> Required task
Repeat the data that follows, word for word, without the images.

> Data shown
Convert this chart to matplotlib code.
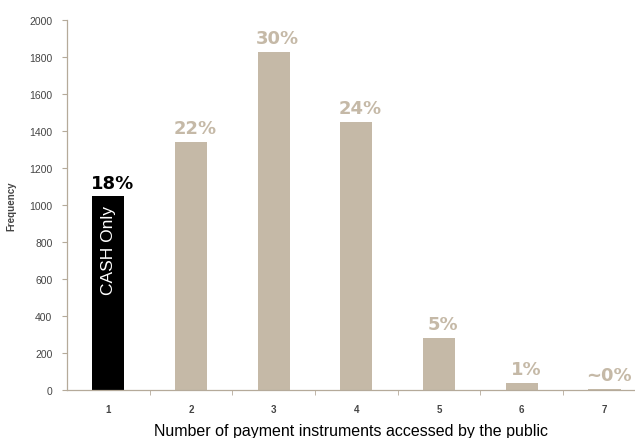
import matplotlib.pyplot as plt
from matplotlib.ticker import MultipleLocator

# data
counts = [1, 2, 3, 4, 5, 6, 7]
freq = [1047, 1340, 1827, 1450, 283, 38, 5]
pct_labels = ["18%", "22%", "30%", "24%", "5%", "1%", "~0%"]

tan = "#c5b9a7"
axis_col = "#b5aa9a"
txt_col = "#444444"

fig = plt.figure(figsize=(6.35, 4.39), dpi=100)
ax = fig.add_axes([0.1055, 0.109, 0.8945, 0.843])

colors = ["black"] + [tan] * (len(counts) - 1)
ax.bar(counts, freq, width=0.39, color=colors)

for i, (x, v, lab) in enumerate(zip(counts, freq, pct_labels)):
    c = "black" if i == 0 else tan
    ax.text(x + 0.05, v + 48, lab, ha="center", va="baseline",
            fontsize=13, fontweight="bold", color=c)

ax.text(counts[0], 762, "CASH Only", rotation=90, color="white",
        ha="center", va="center", fontsize=12.5, family="Liberation Sans")

ax.set_xlim(0.5, 7.37)
ax.set_ylim(0, 2000)
ax.yaxis.set_major_locator(MultipleLocator(200))
ax.set_xticks(counts)
ax.set_xticks([x + 0.5 for x in counts[:-1]], minor=True)
ax.tick_params(axis="x", which="major", length=0, pad=10)
ax.tick_params(axis="x", which="minor", length=3.5, color=axis_col)
ax.tick_params(axis="y", length=3.5, color=axis_col, pad=7)
for t in ax.get_xticklabels():
    t.set_fontfamily("Liberation Sans")
    t.set_fontsize(7)
    t.set_fontweight("bold")
    t.set_color(txt_col)
for t in ax.get_yticklabels():
    t.set_fontfamily("Liberation Sans")
    t.set_fontsize(7.5)
    t.set_color(txt_col)

for s in ["top", "right"]:
    ax.spines[s].set_visible(False)
for s in ["left", "bottom"]:
    ax.spines[s].set_color(axis_col)
    ax.spines[s].set_linewidth(0.9)

ax.set_ylabel("Frequency", fontsize=7, fontweight="bold", color=txt_col,
              family="Liberation Sans", labelpad=9)
ax.set_xlabel("Number of payment instruments accessed by the public",
              fontsize=11.5, family="Liberation Sans")
ax.xaxis.set_label_coords(0.5, -0.088)

fig.savefig("out.png", dpi=100)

> Reply
Convert this chart to matplotlib code.
import matplotlib.pyplot as plt
from matplotlib.ticker import MultipleLocator

# data
counts = [1, 2, 3, 4, 5, 6, 7]
freq = [1047, 1340, 1827, 1450, 283, 38, 5]
pct_labels = ["18%", "22%", "30%", "24%", "5%", "1%", "~0%"]

tan = "#c5b9a7"
axis_col = "#b5aa9a"
txt_col = "#444444"

fig = plt.figure(figsize=(6.35, 4.39), dpi=100)
ax = fig.add_axes([0.1055, 0.109, 0.8945, 0.843])

colors = ["black"] + [tan] * (len(counts) - 1)
ax.bar(counts, freq, width=0.39, color=colors)

for i, (x, v, lab) in enumerate(zip(counts, freq, pct_labels)):
    c = "black" if i == 0 else tan
    ax.text(x + 0.05, v + 48, lab, ha="center", va="baseline",
            fontsize=13, fontweight="bold", color=c)

ax.text(counts[0], 762, "CASH Only", rotation=90, color="white",
        ha="center", va="center", fontsize=12.5, family="Liberation Sans")

ax.set_xlim(0.5, 7.37)
ax.set_ylim(0, 2000)
ax.yaxis.set_major_locator(MultipleLocator(200))
ax.set_xticks(counts)
ax.set_xticks([x + 0.5 for x in counts[:-1]], minor=True)
ax.tick_params(axis="x", which="major", length=0, pad=10)
ax.tick_params(axis="x", which="minor", length=3.5, color=axis_col)
ax.tick_params(axis="y", length=3.5, color=axis_col, pad=7)
for t in ax.get_xticklabels():
    t.set_fontfamily("Liberation Sans")
    t.set_fontsize(7)
    t.set_fontweight("bold")
    t.set_color(txt_col)
for t in ax.get_yticklabels():
    t.set_fontfamily("Liberation Sans")
    t.set_fontsize(7.5)
    t.set_color(txt_col)

for s in ["top", "right"]:
    ax.spines[s].set_visible(False)
for s in ["left", "bottom"]:
    ax.spines[s].set_color(axis_col)
    ax.spines[s].set_linewidth(0.9)

ax.set_ylabel("Frequency", fontsize=7, fontweight="bold", color=txt_col,
              family="Liberation Sans", labelpad=9)
ax.set_xlabel("Number of payment instruments accessed by the public",
              fontsize=11.5, family="Liberation Sans")
ax.xaxis.set_label_coords(0.5, -0.088)

fig.savefig("out.png", dpi=100)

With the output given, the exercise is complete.